→ TASK MATERIAL

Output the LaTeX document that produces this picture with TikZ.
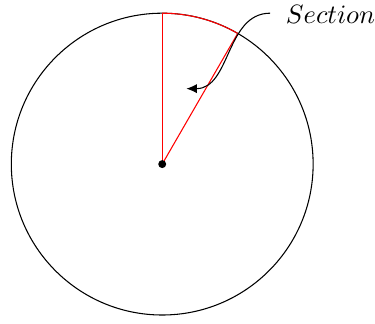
\documentclass[tikz,border=0pt]{standalone}
\usepackage{amsmath,amssymb}
\usepackage{tikz}
\usetikzlibrary{arrows.meta, positioning, calc}

\begin{document}
\begin{tikzpicture}[
				wheel/.style={draw=black},
				sector/.style={draw=red},
				annot/.style={inner sep=0pt},
				arrow/.style={-{Latex[length=4pt,width=3.5pt]}, black}
				]
				\useasboundingbox (-2.15,-2.11) rectangle (2.82,2.175);
				% --- Circle and centre ---
				\coordinate (O) at (0,0);
				\draw[wheel] (O) circle (2);
				\coordinate (top) at (90:2);
				\coordinate (edge) at (60:2);
				
				% --- Red section ---
				\draw[sector] (O) -- (top);
				\draw[sector] (O) -- (edge);
				\draw[sector] (edge) arc (60:90:2);
				\fill (O) circle (1.5pt);
				
				% --- Label with curved arrow ---
				\node[annot] (label) at (2.23,1.99) {$Section$};
				\coordinate (start) at (1.43,2.0);
				\coordinate (tip) at (0.32,1.0);
				\draw[arrow] (start) to[out=180, in=0] (tip);
			\end{tikzpicture}
\end{document}
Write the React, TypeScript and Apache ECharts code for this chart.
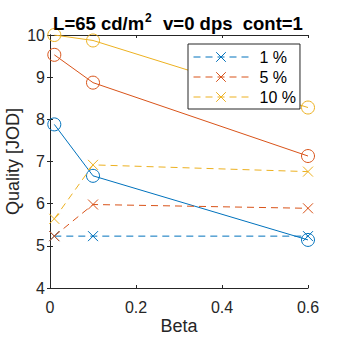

→ GIVEN TASK
Restate each entry word for word, leaving out any pictures.

→ FINAL RESULT
Output the LaTeX document that produces this picture with TikZ.
\documentclass[tikz,border=0pt]{standalone}
\usepackage{amsmath,amssymb}
\usepackage{tikz}
\usetikzlibrary{arrows.meta, positioning, calc}

\begin{document}
\begin{tikzpicture}[
				wheel/.style={draw=black},
				sector/.style={draw=red},
				annot/.style={inner sep=0pt},
				arrow/.style={-{Latex[length=4pt,width=3.5pt]}, black}
				]
				\useasboundingbox (-2.15,-2.11) rectangle (2.82,2.175);
				% --- Circle and centre ---
				\coordinate (O) at (0,0);
				\draw[wheel] (O) circle (2);
				\coordinate (top) at (90:2);
				\coordinate (edge) at (60:2);
				
				% --- Red section ---
				\draw[sector] (O) -- (top);
				\draw[sector] (O) -- (edge);
				\draw[sector] (edge) arc (60:90:2);
				\fill (O) circle (1.5pt);
				
				% --- Label with curved arrow ---
				\node[annot] (label) at (2.23,1.99) {$Section$};
				\coordinate (start) at (1.43,2.0);
				\coordinate (tip) at (0.32,1.0);
				\draw[arrow] (start) to[out=180, in=0] (tip);
			\end{tikzpicture}
\end{document}
Write the React, TypeScript and Apache ECharts code for this chart.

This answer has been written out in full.